We present a comprehensive approach to the modeling, performance analysis, and design of clustered molecular nanonetworks in which nano-machines of different clusters release an appropriate number of molecules to transmit their sensed information to their respective fusion centers. The fusion centers decode this information by counting the number of molecules received in the given time slot. Owing to the propagation properties of the biological media, this setup suffers from both inter- and intra-cluster interference that needs to be carefully modeled. To facilitate rigorous analysis, we first develop a novel spatial model for this setup by modeling nano-machines as a Poisson cluster process with the fusion centers forming its parent point process. For this setup, we first derive a new set of distance distributions in the three-dimensional space, resulting in a remarkably simple result for the special case of the Thomas cluster process. Using this, total interference from previous symbols and different clusters is characterized and its expected value and Laplace transform are obtained. The error probability of a simple detector suitable for biological applications is analyzed, and approximate and upper-bound results are provided. The impact of different parameters on the performance is also investigated.

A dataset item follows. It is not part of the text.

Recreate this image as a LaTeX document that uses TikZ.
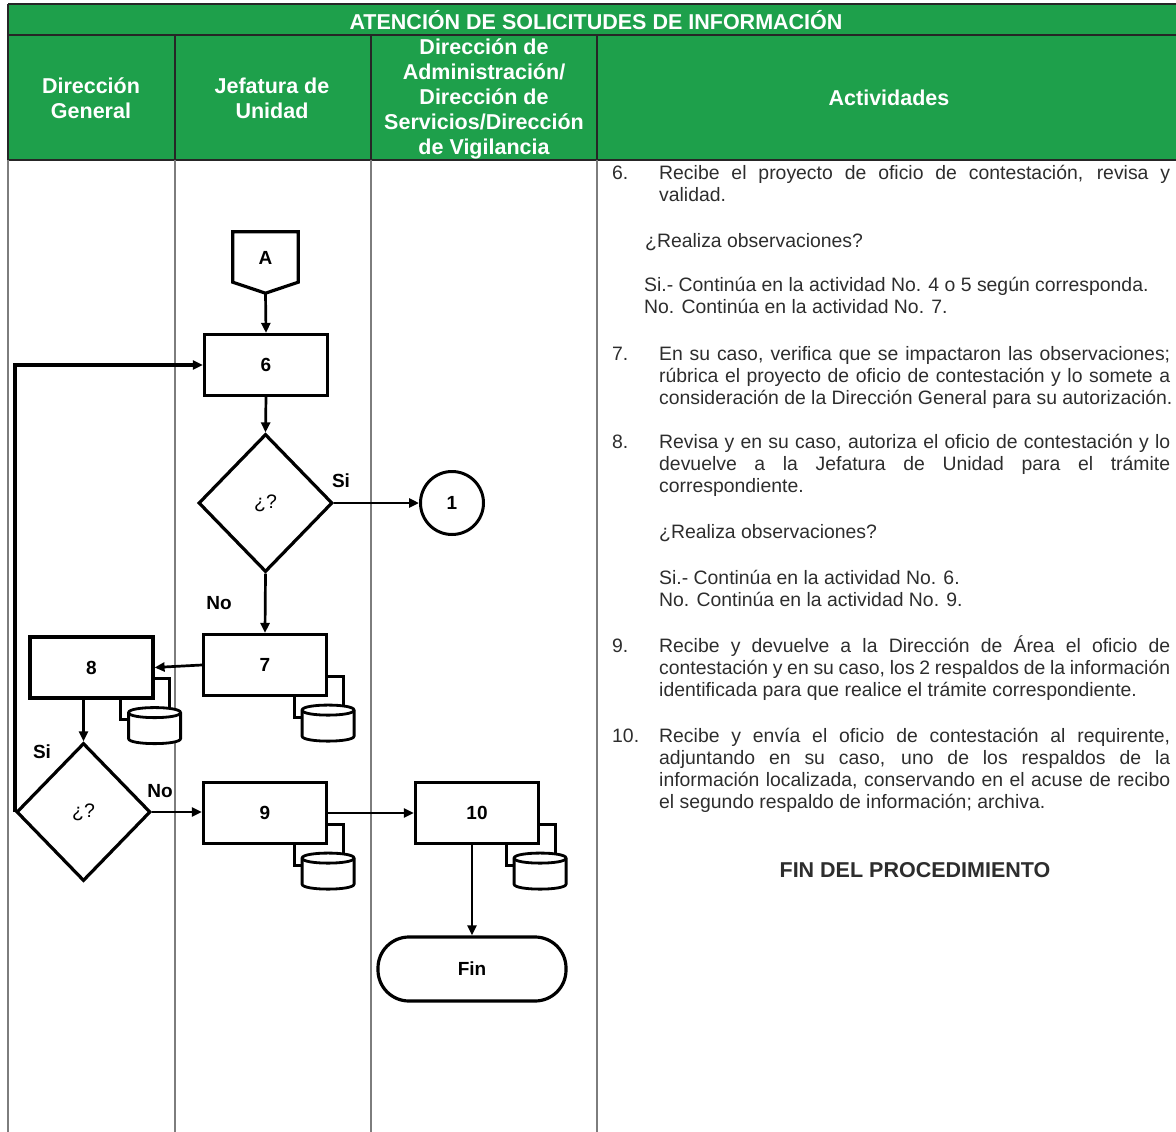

翻译：本文提出了一种针对分子簇纳米网络的建模、性能分析与设计的综合性方法，其中不同簇的纳米机器释放适当数量的分子，将其感知信息传输至对应的融合中心。融合中心通过统计指定时隙内接收到的分子数量来解码该信息。由于生物介质的传播特性，该结构同时面临簇间与簇内干扰，需进行精细建模。为便于严格分析，我们首先为该结构开发了一种新型空间模型，将纳米机器建模为泊松簇过程，而融合中心则构成其父点过程。基于此模型，我们首先推导出三维空间中的一组新距离分布，针对托马斯簇过程的特例得到了极为简洁的结果。利用该结果，表征了来自前序符号与不同簇的总干扰，并获得了其期望值与拉普拉斯变换。针对适用于生物应用的简单检测器，分析了其误码概率，并给出了近似结果与上界结果。此外，还研究了不同参数对性能的影响。